Absences in 1874 November-December included those for outdoor work, funeral, teacher ill, whooping cough and a severe snowstorm. Epidemics of measles often closed the school.
On 25th December 1874 snow was lying thickly on the ground with intense frost. Children were suffering from chilled feet and hands, relieved by a little extra drill! The work of the school was rather slack, but mental arithmetic, to which special importance was attached, made good progress. A present of oranges from the Minister of the Parish was sent in this morning and joyfully accepted. The school was closed in the afternoon. Well, it was Christmas Day! A Christmas tradition was for the children to give the schoolmaster a present in return for a week’s holiday. The teacher gave all the children an orange and the heritors often brought them some fruit or chocolate.

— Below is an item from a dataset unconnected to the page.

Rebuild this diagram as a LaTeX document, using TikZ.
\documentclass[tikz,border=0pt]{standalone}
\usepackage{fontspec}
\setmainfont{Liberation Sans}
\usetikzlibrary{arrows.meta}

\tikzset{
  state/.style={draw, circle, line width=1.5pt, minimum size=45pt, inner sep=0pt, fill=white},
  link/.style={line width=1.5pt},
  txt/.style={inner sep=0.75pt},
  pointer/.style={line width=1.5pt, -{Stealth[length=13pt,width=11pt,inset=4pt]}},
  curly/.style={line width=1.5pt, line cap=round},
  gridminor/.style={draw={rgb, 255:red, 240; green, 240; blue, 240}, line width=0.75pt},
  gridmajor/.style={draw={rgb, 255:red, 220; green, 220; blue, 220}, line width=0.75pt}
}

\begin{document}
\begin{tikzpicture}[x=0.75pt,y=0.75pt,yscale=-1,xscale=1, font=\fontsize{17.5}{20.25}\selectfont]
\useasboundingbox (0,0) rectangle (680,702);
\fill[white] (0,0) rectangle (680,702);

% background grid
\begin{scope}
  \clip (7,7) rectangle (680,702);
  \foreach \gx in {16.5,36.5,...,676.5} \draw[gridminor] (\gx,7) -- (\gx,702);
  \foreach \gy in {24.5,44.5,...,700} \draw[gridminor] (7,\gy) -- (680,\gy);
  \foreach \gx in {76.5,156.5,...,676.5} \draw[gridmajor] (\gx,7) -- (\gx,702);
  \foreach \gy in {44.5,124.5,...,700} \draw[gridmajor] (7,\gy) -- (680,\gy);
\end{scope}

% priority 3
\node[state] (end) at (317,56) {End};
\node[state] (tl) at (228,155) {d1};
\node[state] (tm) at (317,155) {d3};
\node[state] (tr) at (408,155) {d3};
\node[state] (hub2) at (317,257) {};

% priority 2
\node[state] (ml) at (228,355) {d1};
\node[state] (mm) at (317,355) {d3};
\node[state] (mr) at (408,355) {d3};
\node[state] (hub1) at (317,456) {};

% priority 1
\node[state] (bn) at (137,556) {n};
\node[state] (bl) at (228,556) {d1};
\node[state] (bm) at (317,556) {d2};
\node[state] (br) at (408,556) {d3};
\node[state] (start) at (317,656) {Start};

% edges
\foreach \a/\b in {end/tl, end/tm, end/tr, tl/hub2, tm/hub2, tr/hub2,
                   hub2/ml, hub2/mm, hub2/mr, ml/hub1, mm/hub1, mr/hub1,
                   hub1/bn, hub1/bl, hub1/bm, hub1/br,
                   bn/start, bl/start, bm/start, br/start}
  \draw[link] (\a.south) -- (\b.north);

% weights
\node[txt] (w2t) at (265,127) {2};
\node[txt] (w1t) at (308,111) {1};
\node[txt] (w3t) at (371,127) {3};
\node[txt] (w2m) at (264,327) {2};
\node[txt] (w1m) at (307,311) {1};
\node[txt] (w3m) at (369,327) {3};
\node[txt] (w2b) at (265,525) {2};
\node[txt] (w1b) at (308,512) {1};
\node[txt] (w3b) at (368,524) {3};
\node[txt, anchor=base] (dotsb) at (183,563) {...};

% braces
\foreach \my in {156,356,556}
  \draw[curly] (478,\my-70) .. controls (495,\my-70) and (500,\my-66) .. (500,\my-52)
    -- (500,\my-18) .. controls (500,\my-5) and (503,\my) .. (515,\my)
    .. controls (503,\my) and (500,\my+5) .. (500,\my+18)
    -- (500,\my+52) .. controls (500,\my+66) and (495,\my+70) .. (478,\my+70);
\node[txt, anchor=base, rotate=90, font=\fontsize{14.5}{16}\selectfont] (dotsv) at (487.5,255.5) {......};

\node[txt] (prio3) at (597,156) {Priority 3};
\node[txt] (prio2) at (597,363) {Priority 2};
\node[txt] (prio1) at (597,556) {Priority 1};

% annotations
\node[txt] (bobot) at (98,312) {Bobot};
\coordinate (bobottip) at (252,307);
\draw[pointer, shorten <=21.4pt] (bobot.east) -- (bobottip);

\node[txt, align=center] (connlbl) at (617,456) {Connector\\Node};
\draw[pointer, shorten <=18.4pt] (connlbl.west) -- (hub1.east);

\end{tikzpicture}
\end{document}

In 1880 there were 55 children on the roll, so many that the schoolroom was overcrowded, when all the children were present. The heritors provided the money at once to build the addition to the schoolroom. In 1884 there was a “Compulsory Officer”, but children were still kept off for trivial excuses. So much so that Laurie wrote “many absentees yet. Believe the School Board has a Compulsory Officer somewhere”.
Attendances were below twenty by 1918 and the endowed school was finally closed in 1939. The final sad entry in the book, dated 1st May 1939 is “School closed today. Pupils transferred to Penpont“. There were only eight children involved.
The glen school remained open until about 1958 when there were 10 or 12 pupils, though between 1951 and 1956 there were never more than 5 pupils. How interesting and ironic that there are many more children in Tynron Glen in the 1980s and 90s. Two minibuses are needed to take children to Penpont Primary and Wallace Hall Academy, where my own children were very well educated.